Recently there has been much discussion of the phenomenon commonly referred to as “hook-up culture” on college campuses. There seems to be a great disparity in the levels of condemnation placed upon men and women is these dialogues, however, one which singles women out as making poor moral decisions whilst men’s behavior is bypassed as predictable and unchangeable. The rising trend of slut-shaming is depicting it as more and more degrading for women to act as free agents in their sexual decision making.
The ethos of women engaging in hook-up culture can vary, however many have been said to choose casual sex because they associate relationships, as well as the pursuit of eventual marriage, as stifling to their personal goals. Not only is this decision made due to the demand of time and energy but also to the gender roles that so many other educated women fall prey to when entering a world of pressures to assimilate with the concept of the nuclear family.
This arguably casual treatment of sex as just another need to be satisfied through simple means is a controversial one—a sphere in which one’s opinion is derived from personal ethical and even religious views—but one that it becomes problematic to discuss as anything other than a matter of personal morals and opinion without the condemnation of other people’s behavior being brought up. Perhaps hooking up is immoral to you, and perhaps it isn’t, but it is never more moral for one gender than another.
The common criticism that this practice comes under is based in very valid concerns. Many have brought to the table the principle of hook-ups as a causal mechanism leading to increased instances of rape and domestic violence. These assertions, however, ignore several critical factors.
First and foremost, this presents the principle that assailants are enabled by this culture because more and more women are going out to seek sexual attention, and thus the average woman at a party will likely be consensual in a sexual encounter. Seeing as men are typically said to have a greater proclivity for casual sexual relationships, it is depicted as a tragedy that women with such potential would lower themselves to this level so as to comply with these desires, often times playing into the hands of purportedly predatory men. Dating, on the other hand, is depicted as mutualistic and honorable.

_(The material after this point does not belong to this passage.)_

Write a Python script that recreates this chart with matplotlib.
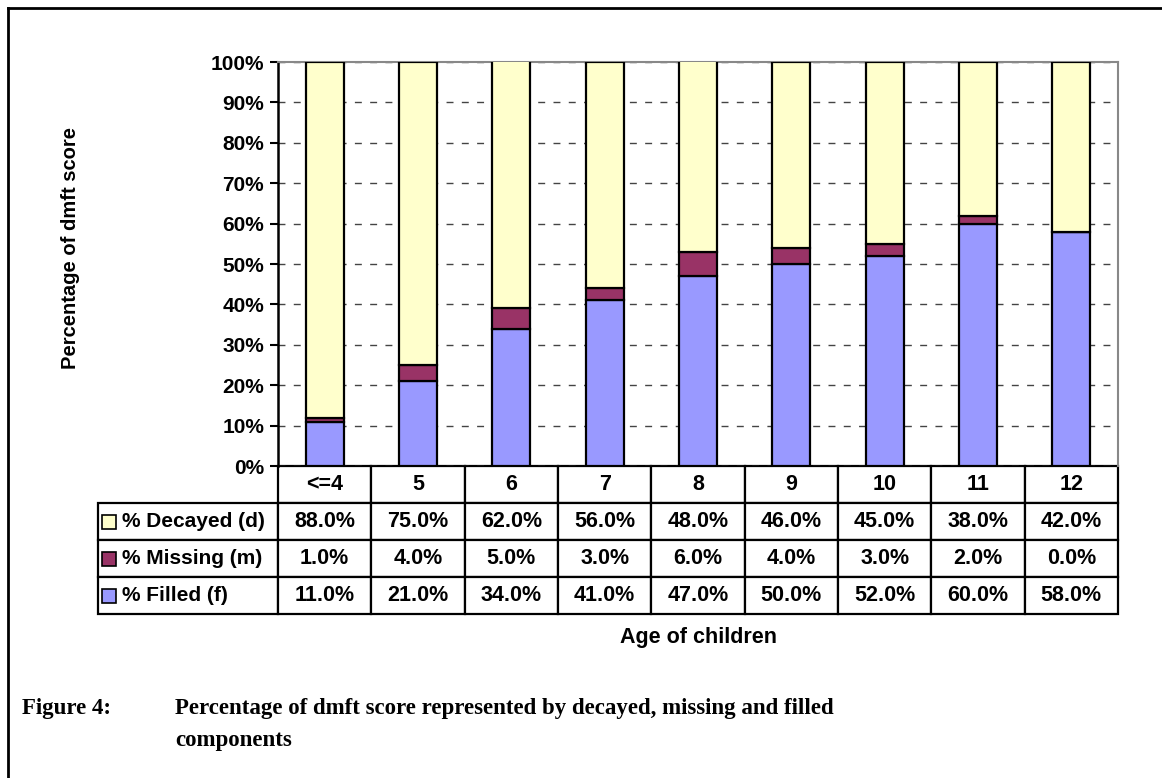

This clear demarcation of relationships is a fallacy, completely ignoring the fact that hook-ups can be completely consensual, and sexual assault occurs in greater proportions within the very wholesome and normative relationships being promoted.
It should be noted here that I recognize women are possible perpetrators, and men possible victims, of this as well, but I’m focusing on women as the victims because, not only is this the vast majority, but the impact on women is great.
To blame women’s role in hook-up culture for contributing to rape is to carry on the same deleterious tendencies to link travesties to the victim and not target the true root of the issue. The decision of women to have sex outside of a relationship, no matter how many times it happens or with whom, is neither shameful nor provocative. It does not subvert them to the wishes of men. It does not show them to have any less integrity. It does not place them on a different level than any other woman. And it will never send the impression that sexual assault is okay. And frankly, I don’t see the difference between pretending that a man’s choice to take advantage of a woman is due to a culture of women making independent sexual decisions and saying a woman’s outfit was provocative enough for her to send the message that she wanted to have sex against her will. It is not women that need to alter their decisions about hook-ups, but men who need to understand that a decision is made by two people. Regardless of moral affiliations, we cannot accept women being the target of judgment for this and men being condoned as leaving room for any equality whatsoever.
The practice of frequent sexual interactions with low levels of emotional attachment as enacted by men has gone remarkably unchallenged in our culture, even forming a tenet of how many construct masculinity. The case still seems to be, however, that in this new dialogue surrounding hook-up culture, the emphasis is largely placed on the women partaking in it. To call women’s decisions to engage in this culture, the exact same decisions that men are making, “degrading” is to practice the same excessive preoccupation with women’s sexual decisions that is behind so many issues today. The dialogue of hook-up culture’s negative repercussions tightens the archaic shackles of virtue and purity placed upon women by men. Women will not have freedom of choice until the underlying disease is fundamentally targeted, rather than just a symptom, and women are no longer told to alter their behavior to just slightly bring down the fever. Thus, through a façade of morals, slut-shaming practices that establish a fierce double standard are preserved, the very standards that these intelligent, strong women are standing up against.